Ukraine withdrew troops from the besieged eastern stronghold of Avdiivka to save the lives of its soldiers, President Volodymyr Zelensky said on Saturday, handing Russia its biggest symbolic victory since May.
The pullback comes after Russian forces stepped up efforts to capture the eastern industrial hub in October, leading to mass casualties and destruction.
Facing ammunition shortages and outnumbered on the battlefield, Ukrainian forces announced they had withdrawn in the early hours of Saturday.
«The ability to save our people is the most important task for us,» Zelensky told a security conference in Munich, explaining the move.
«In order to avoid being surrounded, it was decided to withdraw to other lines.
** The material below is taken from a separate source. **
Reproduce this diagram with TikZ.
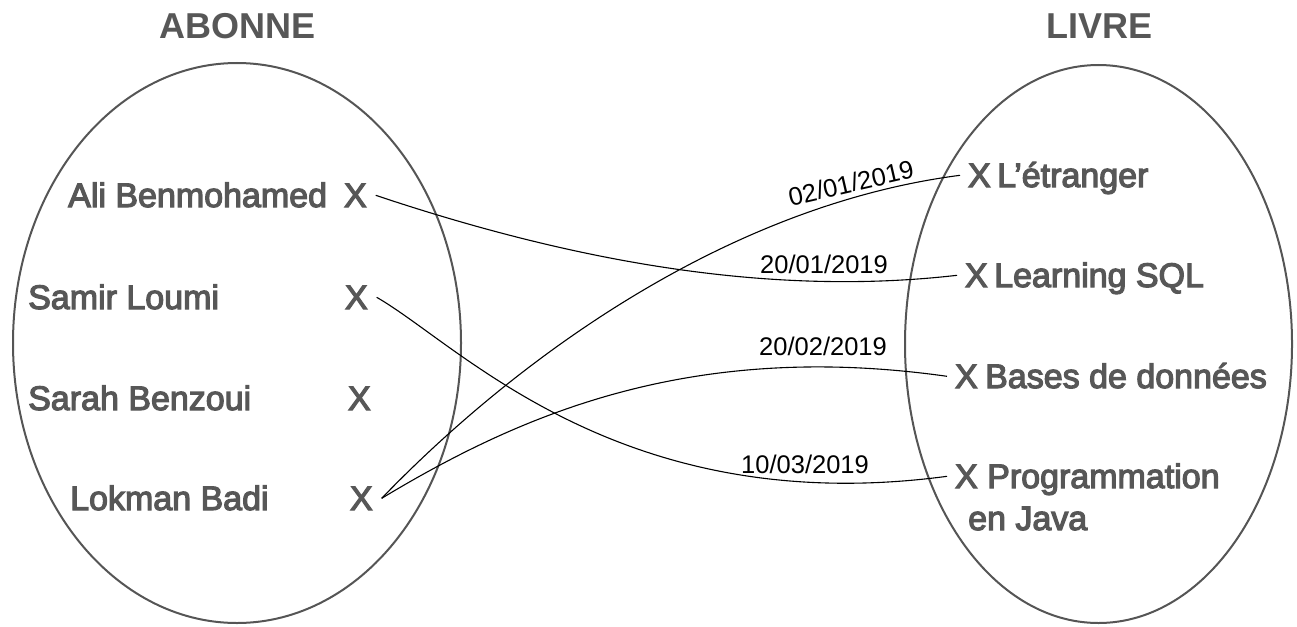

This does not mean that people retreated some kilometres and Russia captured something, it did not capture anything,» he also said.
This echoed earlier statements from the newly-appointed commander-in-chief Oleksandr Syrsky, who said he «decided to withdraw our units from the city and switch to defence on more favourable lines.»
«The life of military personnel is the highest value,» Syrksy said.
It was Syrsky's first major decision since his appointment, at a time when Ukraine faces mounting pressures in the east because of ammunition shortages, with a $60 billion US military aid package held up in Washington.
— 'The right decision' -
Commander Oleksandr Tarnavsky supported the move, saying Russian troops were «advancing over the corpses of their own soldiers with a 10-to-one shelling advantage.»